Fast forward to 2019 and interaction design is a major focus in the graphic and web design world. It’s so common that even Google leverages the medium throughout its product portfolio and even their Google Doodles. So, how can you capitalize on interaction design to make your website dynamic and appealing?
What is Interaction Design?
First, let’s define this concept. Interaction or interactive design is a dynamic website where your visitors are able to engage with the site rather than being passive receivers of information. Interaction design is ideal for businesses that want to focus on capturing a customer’s attention and ultimately keep them on their site for extended periods of time.
While some people believe that any immersive site can fall under the category of interactive design, some experts state that the interactions you create have to be relevant and contribute to achieving your business goals. But most importantly, interaction design relies heavily on UX principles to create a website that’s intuitive and easy to use.
What Do You Need for Successful Interaction Design?
Like we mentioned earlier, creating an interactive site that’s user-friendly means you need to pay special attention to UX and ensure that it’s supporting your goals. For example, if you’re creating a site that’s meant to help people on the go, you should focus on mobile and tablet browsing optimization.

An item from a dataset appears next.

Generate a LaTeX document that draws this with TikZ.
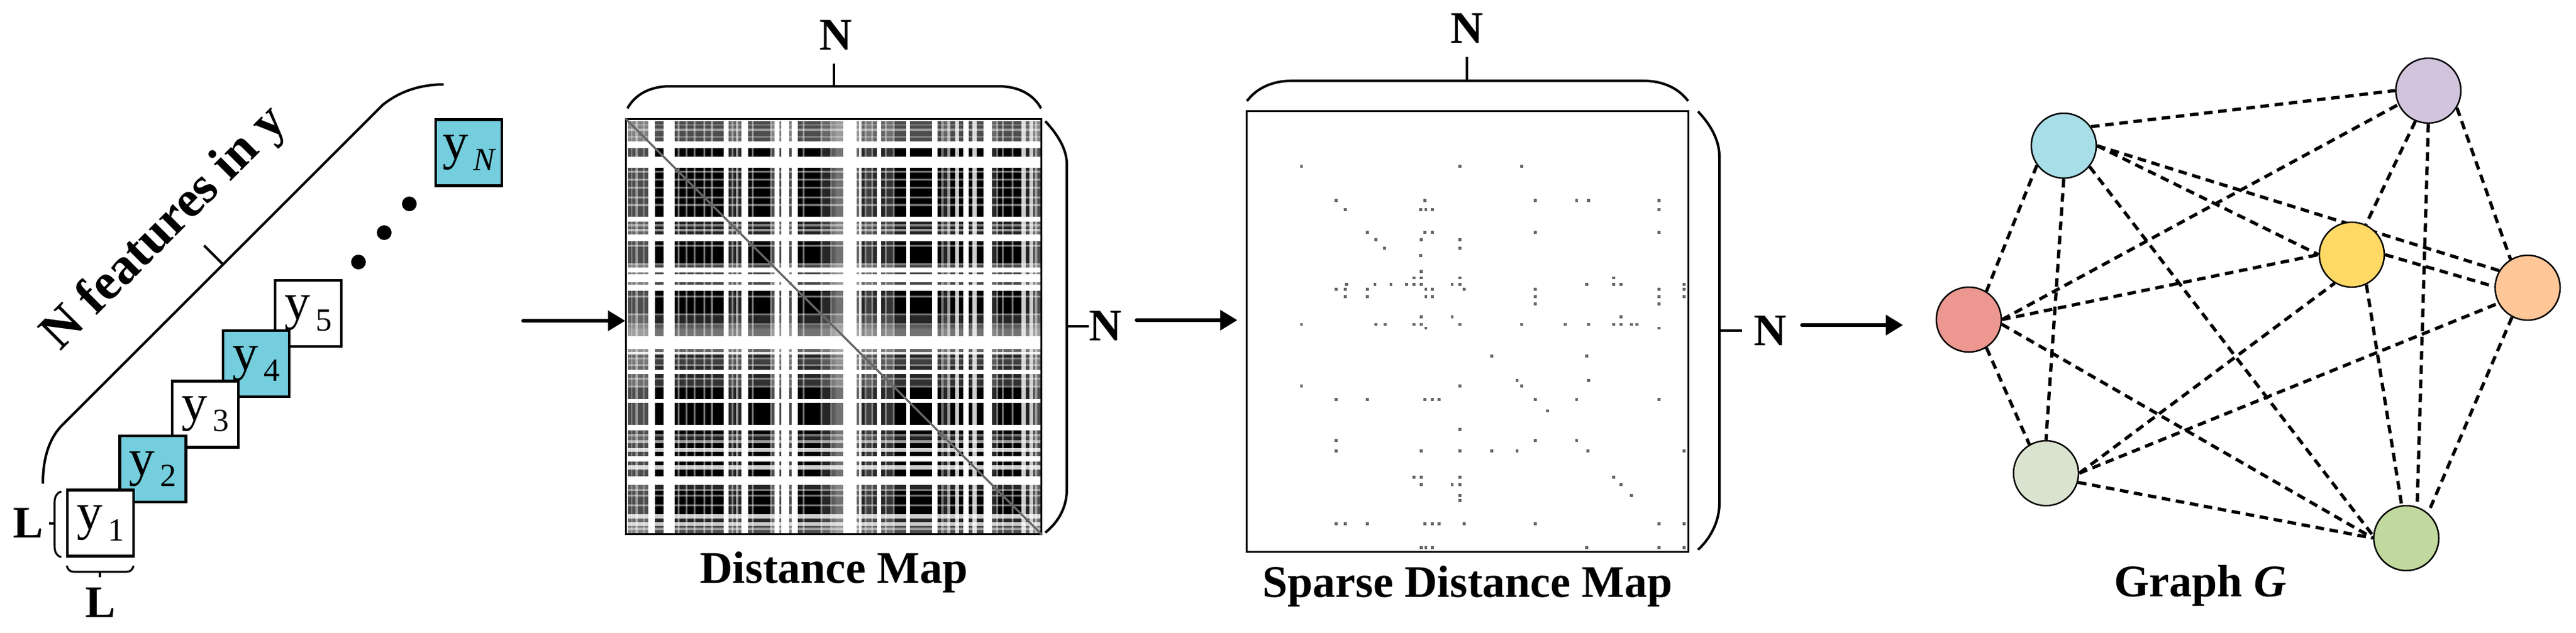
\documentclass[tikz,border=0pt]{standalone}
\usepackage{fontspec}
\setmainfont{Liberation Serif}
\usetikzlibrary{arrows.meta,backgrounds}
\definecolor{boxcyan}{RGB}{116,206,221}
\definecolor{ncyan}{RGB}{168,222,232}
\definecolor{npurple}{RGB}{210,196,220}
\definecolor{nred}{RGB}{236,152,144}
\definecolor{nyellow}{RGB}{255,217,102}
\definecolor{norange}{RGB}{255,198,152}
\definecolor{npale}{RGB}{218,227,207}
\definecolor{ngreen}{RGB}{193,216,158}
\newcommand{\ysub}[1]{y\kern0.1em\raisebox{-0.22em}{\fontsize{15}{15}\selectfont #1}}
\begin{document}
\begin{tikzpicture}[x=0.01cm, y=-0.01cm,
 ybox/.style={draw, line width=1.3pt, minimum size=1.08cm, inner sep=0pt, fill=white, font=\fontsize{24}{24}\selectfont},
 cbox/.style={ybox, fill=boxcyan},
 brk/.style={line width=1.15pt},
 thinbrk/.style={line width=0.9pt},
 arr/.style={line width=1.8pt, line cap=round, -{Triangle[length=0.28cm,width=0.32cm]}},
 lbl/.style={font=\fontsize{21}{25}\selectfont\bfseries, inner sep=0pt},
 gnode/.style={circle, draw, line width=0.7pt, minimum size=1.06cm, inner sep=0pt},
 gedge/.style={line width=1.5pt, dash pattern=on 4pt off 2.6pt},
 dmap/.style={draw, line width=0.8pt, inner sep=0pt}
]
\useasboundingbox (0,0) rectangle (4204,1033);

% ---------------- left: feature boxes ----------------
\node[cbox] (yN) at (765,249.5) {y\kern0.1em\raisebox{-0.22em}{\fontsize{15}{15}\selectfont\itshape N}};
\node[ybox] (y5) at (503,512) {\ysub{5}};
\node[cbox] (y4) at (418,594) {\ysub{4}};
\node[ybox] (y3) at (335,676.5) {\ysub{3}};
\node[cbox] (y2) at (249.5,766) {\ysub{2}};
\node[ybox] (y1) at (164,854.5) {\ysub{1}};

\fill (585,428) circle[radius=0.12cm];
\fill (627,380) circle[radius=0.12cm];
\fill (668,333) circle[radius=0.12cm];

% big bracket
\draw[brk] (70,790) .. controls (70,745) and (82,712) .. (105,691) -- (625,171) .. controls (655,147) and (690,138) .. (724,138);
\draw[brk] (364,432) -- (333,401);
\node[lbl, font=\fontsize{24}{28}\selectfont\bfseries, rotate=45] (nf) at (270,374) {N features in y};

% L braces
\draw[thinbrk] (100,803) .. controls (92,805) and (89,812) .. (89,822) -- (89,890) .. controls (89,902) and (92,908) .. (100,910);
\draw[thinbrk] (89,855) -- (80,855);
\node[lbl] (Lleft) at (46,854) {L};
\draw[thinbrk] (109,924) .. controls (111,931) and (114,934) .. (121,934) -- (206,934) .. controls (213,934) and (216,931) .. (218,924);
\draw[thinbrk] (163,934) -- (163,943);
\node[lbl] (Lbot) at (164,984) {L};

% ---------------- distance map ----------------
\fill[black] (1022,195) rectangle (1699,872);
\begin{scope}[shift={(1022,195)}, scale=0.63748]
\foreach \a/\b/\o in {348/352/1, 352/360/.3, 360/363/.5, 363/372/.3, 372/378/.6, 378/390/.3, 390/395/.5, 395/405/.3, 405/422/1, 443/472/1, 480/485/.45, 500/505/.45, 520/525/.45, 545/550/.45, 565/570/.45, 598/610/1, 610/617/.15, 617/622/.5, 622/628/.15, 628/635/.6, 635/643/.15, 643/660/1, 670/675/.45, 717/722/.5, 722/728/.3, 728/740/1, 740/745/.3, 745/765/1, 765/772/.3, 772/787/1, 800/805/.45, 845/850/.45, 850/870/.15, 870/875/.45, 875/882/.35, 882/885/.4, 885/903/.45, 903/937/1, 937/944/.4, 944/950/.9, 950/958/.15, 958/963/.5, 963/975/.25, 975/980/.5, 980/990/.15, 990/1000/1, 1000/1010/.15, 1010/1015/.5, 1015/1030/.2, 1030/1035/.45, 1065/1075/1, 1130/1145/1, 1155/1160/.45, 1160/1170/.15, 1170/1178/.6, 1190/1200/.8, 1210/1225/1, 1235/1245/.8, 1262/1285/1, 1285/1295/.15, 1295/1300/.45, 1310/1315/.45, 1335/1340/.45, 1360/1370/.8, 1370/1380/.15, 1380/1390/.8, 1390/1395/.3, 1395/1400/.6, 1400/1408/.3, 1408/1410/1}
{
  \fill[white, fill opacity=\o] (\a-348,0) rectangle (\b-348,1062);
  \fill[white, fill opacity=\o] (0,\a-348) rectangle (1062,\b-348);
}
\end{scope}
\node[dmap, minimum size=6.77cm] (dm) at (1360.5,533.5) {};
\draw[black!60, line width=1pt] (dm.north west) -- (dm.south east);

\draw[brk] (1024,177) .. controls (1036,155) and (1060,141) .. (1093,141) -- (1630,141) .. controls (1663,141) and (1687,155) .. (1699,177);
\draw[brk] (1361,141) -- (1361,104);
\node[lbl] (dmN1) at (1364,57) {N};
\draw[brk] (1706,198) .. controls (1728,222) and (1741,245) .. (1741,268) -- (1741,800) .. controls (1741,828) and (1728,852) .. (1706,870);
\draw[brk] (1741,533) -- (1777,533);
\node[lbl] (dmN2) at (1804,532) {N};
\node[lbl, anchor=base] (dml) at (1361,952) {Distance Map};

\coordinate (a1) at (854,524);
\draw[arr] (a1) -- (a1 -| dm.west);

% ---------------- sparse distance map ----------------
\begin{scope}[shift={(1950,80)}, xscale=0.606, yscale=0.608]
\foreach \r/\cs in {315/{287,713,880}, 407/{380,620,917,1028,1060,1250}, 432/{405,608,622,640,1250}, 493/{465,620,640,917,1250}, 512/{487,610,713}, 535/{510,713}, 555/{608}, 598/{610}, 615/{590,610,713,1128}, 633/{408,485,528,570,590,610,693,713,1055,1128,1148,1318}, 646/{380,405,465,622,640,725,917,1250,1318}, 665/{405,465,622,640,917,1250,1318}, 685/{917,1250}, 720/{610,693,1148}, 740/{287,487,512,590,610,713,880,997,1060,1128,1148,1175,1190}, 750/{622,1250}, 825/{800,1055}, 890/{868,1060}, 905/{287,713,880}, 942/{380,465,620,640,657,917,1028,1250}, 972/{950}, 1022/{713}, 1052/{380,917,1028}, 1080/{380,610,713,800,868,1058,1318}, 1150/{590,610,713,1128}, 1170/{610,693,713,1148}, 1200/{713,1175}, 1213/{713}, 1275/{380,405,465,620,640,657,725,917,1250,1318}, 1340/{610,622,640,1055,1250,1318}}
{
  \foreach \c in \cs { \fill[black!60] (\c-4,\r-4) rectangle +(8,8); }
}
\end{scope}
\node[dmap, minimum width=7.2cm, minimum height=7.19cm] (sm) at (2395,541.5) {};

\draw[brk] (2035,165) .. controls (2050,145) and (2075,132) .. (2108,132) -- (2682,132) .. controls (2715,132) and (2740,145) .. (2755,165);
\draw[brk] (2394,132) -- (2394,93);
\node[lbl] (smN1) at (2394,46) {N};
\draw[brk] (2771,182) .. controls (2793,205) and (2806,230) .. (2806,256) -- (2806,822) .. controls (2806,850) and (2793,878) .. (2771,898);
\draw[brk] (2806,540) -- (2843,540);
\node[lbl] (smN2) at (2889,540) {N};
\node[lbl, anchor=base] (sml) at (2395,975) {Sparse Distance Map};

\coordinate (a2) at (1855,523);
\draw[arr, shorten >=0.14cm] (a2) -- (a2 -| sm.west);

% ---------------- graph ----------------
\node[gnode, fill=ncyan] (nc) at (3368,238) {};
\node[gnode, fill=npurple] (np) at (3963,148) {};
\node[gnode, fill=nred] (nr) at (3213,522) {};
\node[gnode, fill=nyellow] (ny) at (3838,416) {};
\node[gnode, fill=norange] (no) at (4125,470) {};
\node[gnode, fill=npale] (nl) at (3339,773) {};
\node[gnode, fill=ngreen] (ng) at (3927,879) {};
\node[lbl, anchor=base] (gl) at (3591,974) {Graph \textit{G}};

\coordinate (a3) at (2941,531);
\draw[arr, shorten >=0.53cm] (a3) -- (a3 -| nr.west);

\begin{pgfonlayer}{background}
\draw[gedge] (nc.35) -- (np.180);
\draw[gedge] (nc.216) -- (nr.58);
\draw[gedge] (nc.south) -- (nl.north);
\draw[gedge] (nc.321) -- (ng.176);
\draw[gedge] (nc.east) -- (ny.west);
\draw[gedge] (nc.east) -- (no.149);
\draw[gedge] (nr.east) -- (np.205);
\draw[gedge] (nr.east) -- (ny.west);
\draw[gedge] (nr.302) -- (nl.120);
\draw[gedge] (nr.-8) -- (ng.west);
\draw[gedge] (nl.east) -- (ny.239);
\draw[gedge] (nl.east) -- (no.208);
\draw[gedge] (nl.-16) -- (ng.west);
\draw[gedge] (np.247) -- (ny.65);
\draw[gedge] (np.south) -- (ng.71);
\draw[gedge] (np.-31) -- (no.121);
\draw[gedge] (ny.-64) -- (ng.98);
\draw[gedge] (no.242) -- (ng.49);
\draw[gedge] (ny.east) -- (no.178);
\end{pgfonlayer}
\end{tikzpicture}
\end{document}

And by extension, you need to make sure that any additional animations, movements, or design elements don’t just look nice but help visitors understand how they’re supposed to interact with your site. With this guiding concept in mind, pay attention to the five dimensions of interaction design.
Text is a major component for UX and, by extension, interaction design. Ambiguous, hard-to-read content isn’t interactive and will have the opposite effect of driving traffic away.
- Is your content clear and easy to read?
- How is the tone? Does it match your target audience?
- Are text blocks too long?
- Would bullet points be a better way to display information?
2D: Visual Representations
By default, most people are visual learners. It’s easier to consume information via visual cues rather than reading long blocks of text. So, whenever possible, relying on graphics or visual design to support your CTA and site’s purpose is the smarter option.
- Do your graphics complement your overall layout?
- Is it easy for users to understand how to navigate through your site?
- Can you replace text with icons or avatars that offer a cleaner aesthetic?
- Are the images on your site the correct resolution, and are they relevant to your business and goals?
3D: Physical Objects or Space
This dimension refers to placement. In addition to being visual learners, most people are instinctively drawn to symmetry. Sites that fail to focus on this aspect can appear asymmetrical and feel cluttered or confusing to navigate.
- Are there inconsistent spaces between text blocks or graphic elements?
- Does your website maintain a consistent experience across devices?
- If your website is meant to be used on the go, is it user-friendly enough that someone can use it with only one hand on their mobile phone?
This might feel like the most abstract dimension for interaction design, but in this scenario, time refers to more than just how long a person stays on your site. In this capacity, “time” references how the user experience feels for the visitor.
- If you have a site that loads slowly, do you have a compelling animation to serve as a distraction to pacify users? Without this, slow load times can lead to page abandonment.
- If you’re creating a site that’s meant for people to visit frequently, is there something built in to help users track their time or pick up from where they last were?
Behavior refers to how users feel when interacting with your site. Is it a breeze to move through your sales cycle, or are there built-in roadblocks that lead to frustration?
- Before launching your site, test drive it with an informal focus group to gather feedback and make adjustments as needed.
- If you’re already live, pay attention to customer feedback and take note of common complaints so you can make corrections.